• **DATASET CONTENT**:
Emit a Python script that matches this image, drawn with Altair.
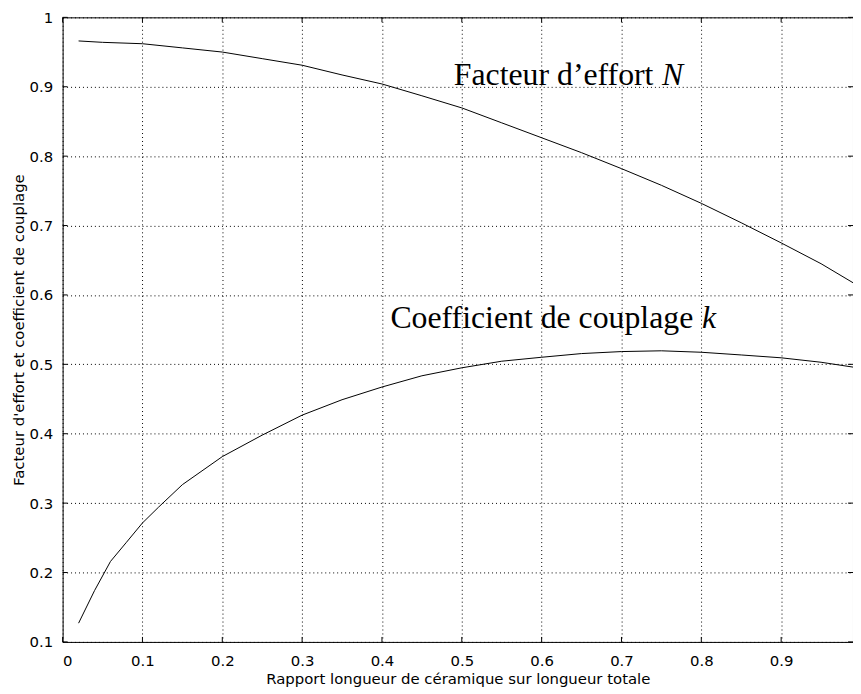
import altair as alt
import pandas as pd

# ---- data ----
x_N = [0.02, 0.05, 0.10, 0.15, 0.20, 0.25, 0.30, 0.35, 0.40, 0.45, 0.50,
       0.55, 0.60, 0.65, 0.70, 0.75, 0.80, 0.85, 0.90, 0.95, 0.99]
N_vals = [0.966, 0.964, 0.962, 0.956, 0.950, 0.9405, 0.931, 0.917, 0.904, 0.887, 0.8695,
          0.848, 0.8265, 0.805, 0.782, 0.758, 0.732, 0.704, 0.675, 0.645, 0.6176]

x_k = [0.02, 0.04, 0.06, 0.08, 0.10, 0.12, 0.15, 0.20, 0.25, 0.30, 0.35, 0.40,
       0.45, 0.50, 0.55, 0.60, 0.65, 0.70, 0.75, 0.80, 0.85, 0.90, 0.95, 0.99]
k_vals = [0.127, 0.174, 0.216, 0.2436, 0.2714, 0.294, 0.3266, 0.367, 0.398, 0.4268, 0.449, 0.4673,
          0.4835, 0.495, 0.5045, 0.5102, 0.5155, 0.5184, 0.5195, 0.5174, 0.5135, 0.5094, 0.503, 0.496]

x_ticks = [0, 0.1, 0.2, 0.3, 0.4, 0.5, 0.6, 0.7, 0.8, 0.9]
y_ticks = [0.1, 0.2, 0.3, 0.4, 0.5, 0.6, 0.7, 0.8, 0.9, 1.0]

x_title = "Rapport longueur de céramique sur longueur totale"
y_title = "Facteur d'effort et coefficient de couplage"

ann_text = ["Facteur d\u2019effort", "Coefficient de couplage"]
ann_italic = ["N", "k"]
ann_x = [0.49, 0.4106]
ann_y = [0.9025, 0.5523]
ann_dx = [209.7, 313.7]

# ---- build tables ----
df = pd.concat([
    pd.DataFrame({"x": x_N, "y": N_vals, "serie": "N"}),
    pd.DataFrame({"x": x_k, "y": k_vals, "serie": "k"}),
])
xt = pd.DataFrame({"x": x_ticks})
yt = pd.DataFrame({"y": y_ticks})

W, H = 796, 629
xs = alt.Scale(domain=[0, 0.99], nice=False, zero=False)
ys = alt.Scale(domain=[0.1, 1.0], nice=False, zero=False)

xaxis = alt.Axis(values=x_ticks, format="~g", title=x_title, labelPadding=12,
                 titlePadding=3)
yaxis = alt.Axis(values=y_ticks, format="~g", title=y_title, labelPadding=10,
                 titlePadding=3)
X = alt.X("x:Q", scale=xs, axis=xaxis)
Y = alt.Y("y:Q", scale=ys, axis=yaxis)

lines = alt.Chart(df).mark_line(color="black", strokeWidth=1).encode(
    x=X, y=Y, detail="serie:N")

tick_bottom = alt.Chart(xt).mark_rule(color="black").encode(
    x=X, y=alt.value(H), y2=alt.value(H - 5))
tick_top = alt.Chart(xt).mark_rule(color="black").encode(
    x=X, y=alt.value(0), y2=alt.value(5))
tick_left = alt.Chart(yt).mark_rule(color="black").encode(
    y=Y, x=alt.value(0), x2=alt.value(5))
tick_right = alt.Chart(yt).mark_rule(color="black").encode(
    y=Y, x=alt.value(W), x2=alt.value(W - 5))

layers = [lines, tick_bottom, tick_top, tick_left, tick_right]
for i in range(len(ann_text)):
    d = pd.DataFrame({"x": [ann_x[i]], "y": [ann_y[i]],
                      "t": [ann_text[i]], "it": [ann_italic[i]]})
    layers.append(alt.Chart(d).mark_text(
        align="left", baseline="alphabetic", font="Liberation Serif",
        fontSize=32, color="black").encode(x=X, y=Y, text="t:N"))
    layers.append(alt.Chart(d).mark_text(
        align="left", baseline="alphabetic", font="Liberation Serif",
        fontSize=32, fontStyle="italic", color="black", dx=ann_dx[i]).encode(
        x=X, y=Y, text="it:N"))

chart = alt.layer(*layers).properties(
    width=W, height=H,
    autosize=alt.AutoSizeParams(type="none"),
    padding={"left": 55, "top": 7, "right": 0, "bottom": 45},
    background="white",
).configure_view(
    stroke="black", strokeWidth=1
).configure_axis(
    grid=True, gridColor="black", gridDash=[1, 3], gridOpacity=1, gridWidth=1,
    domain=False, ticks=False, tickSize=0,
    labelFont="DejaVu Sans", labelFontSize=15, labelColor="black",
    titleFont="DejaVu Sans", titleFontSize=15, titleColor="black",
    titleFontWeight="normal",
)

chart.save("out.html", embed_options={"renderer": "svg", "actions": False})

• **DIRECTION**: Copy the listing in full and without alteration, omitting every picture.

• **REPLY**:
Emit a Python script that matches this image, drawn with Altair.
import altair as alt
import pandas as pd

# ---- data ----
x_N = [0.02, 0.05, 0.10, 0.15, 0.20, 0.25, 0.30, 0.35, 0.40, 0.45, 0.50,
       0.55, 0.60, 0.65, 0.70, 0.75, 0.80, 0.85, 0.90, 0.95, 0.99]
N_vals = [0.966, 0.964, 0.962, 0.956, 0.950, 0.9405, 0.931, 0.917, 0.904, 0.887, 0.8695,
          0.848, 0.8265, 0.805, 0.782, 0.758, 0.732, 0.704, 0.675, 0.645, 0.6176]

x_k = [0.02, 0.04, 0.06, 0.08, 0.10, 0.12, 0.15, 0.20, 0.25, 0.30, 0.35, 0.40,
       0.45, 0.50, 0.55, 0.60, 0.65, 0.70, 0.75, 0.80, 0.85, 0.90, 0.95, 0.99]
k_vals = [0.127, 0.174, 0.216, 0.2436, 0.2714, 0.294, 0.3266, 0.367, 0.398, 0.4268, 0.449, 0.4673,
          0.4835, 0.495, 0.5045, 0.5102, 0.5155, 0.5184, 0.5195, 0.5174, 0.5135, 0.5094, 0.503, 0.496]

x_ticks = [0, 0.1, 0.2, 0.3, 0.4, 0.5, 0.6, 0.7, 0.8, 0.9]
y_ticks = [0.1, 0.2, 0.3, 0.4, 0.5, 0.6, 0.7, 0.8, 0.9, 1.0]

x_title = "Rapport longueur de céramique sur longueur totale"
y_title = "Facteur d'effort et coefficient de couplage"

ann_text = ["Facteur d\u2019effort", "Coefficient de couplage"]
ann_italic = ["N", "k"]
ann_x = [0.49, 0.4106]
ann_y = [0.9025, 0.5523]
ann_dx = [209.7, 313.7]

# ---- build tables ----
df = pd.concat([
    pd.DataFrame({"x": x_N, "y": N_vals, "serie": "N"}),
    pd.DataFrame({"x": x_k, "y": k_vals, "serie": "k"}),
])
xt = pd.DataFrame({"x": x_ticks})
yt = pd.DataFrame({"y": y_ticks})

W, H = 796, 629
xs = alt.Scale(domain=[0, 0.99], nice=False, zero=False)
ys = alt.Scale(domain=[0.1, 1.0], nice=False, zero=False)

xaxis = alt.Axis(values=x_ticks, format="~g", title=x_title, labelPadding=12,
                 titlePadding=3)
yaxis = alt.Axis(values=y_ticks, format="~g", title=y_title, labelPadding=10,
                 titlePadding=3)
X = alt.X("x:Q", scale=xs, axis=xaxis)
Y = alt.Y("y:Q", scale=ys, axis=yaxis)

lines = alt.Chart(df).mark_line(color="black", strokeWidth=1).encode(
    x=X, y=Y, detail="serie:N")

tick_bottom = alt.Chart(xt).mark_rule(color="black").encode(
    x=X, y=alt.value(H), y2=alt.value(H - 5))
tick_top = alt.Chart(xt).mark_rule(color="black").encode(
    x=X, y=alt.value(0), y2=alt.value(5))
tick_left = alt.Chart(yt).mark_rule(color="black").encode(
    y=Y, x=alt.value(0), x2=alt.value(5))
tick_right = alt.Chart(yt).mark_rule(color="black").encode(
    y=Y, x=alt.value(W), x2=alt.value(W - 5))

layers = [lines, tick_bottom, tick_top, tick_left, tick_right]
for i in range(len(ann_text)):
    d = pd.DataFrame({"x": [ann_x[i]], "y": [ann_y[i]],
                      "t": [ann_text[i]], "it": [ann_italic[i]]})
    layers.append(alt.Chart(d).mark_text(
        align="left", baseline="alphabetic", font="Liberation Serif",
        fontSize=32, color="black").encode(x=X, y=Y, text="t:N"))
    layers.append(alt.Chart(d).mark_text(
        align="left", baseline="alphabetic", font="Liberation Serif",
        fontSize=32, fontStyle="italic", color="black", dx=ann_dx[i]).encode(
        x=X, y=Y, text="it:N"))

chart = alt.layer(*layers).properties(
    width=W, height=H,
    autosize=alt.AutoSizeParams(type="none"),
    padding={"left": 55, "top": 7, "right": 0, "bottom": 45},
    background="white",
).configure_view(
    stroke="black", strokeWidth=1
).configure_axis(
    grid=True, gridColor="black", gridDash=[1, 3], gridOpacity=1, gridWidth=1,
    domain=False, ticks=False, tickSize=0,
    labelFont="DejaVu Sans", labelFontSize=15, labelColor="black",
    titleFont="DejaVu Sans", titleFontSize=15, titleColor="black",
    titleFontWeight="normal",
)

chart.save("out.html", embed_options={"renderer": "svg", "actions": False})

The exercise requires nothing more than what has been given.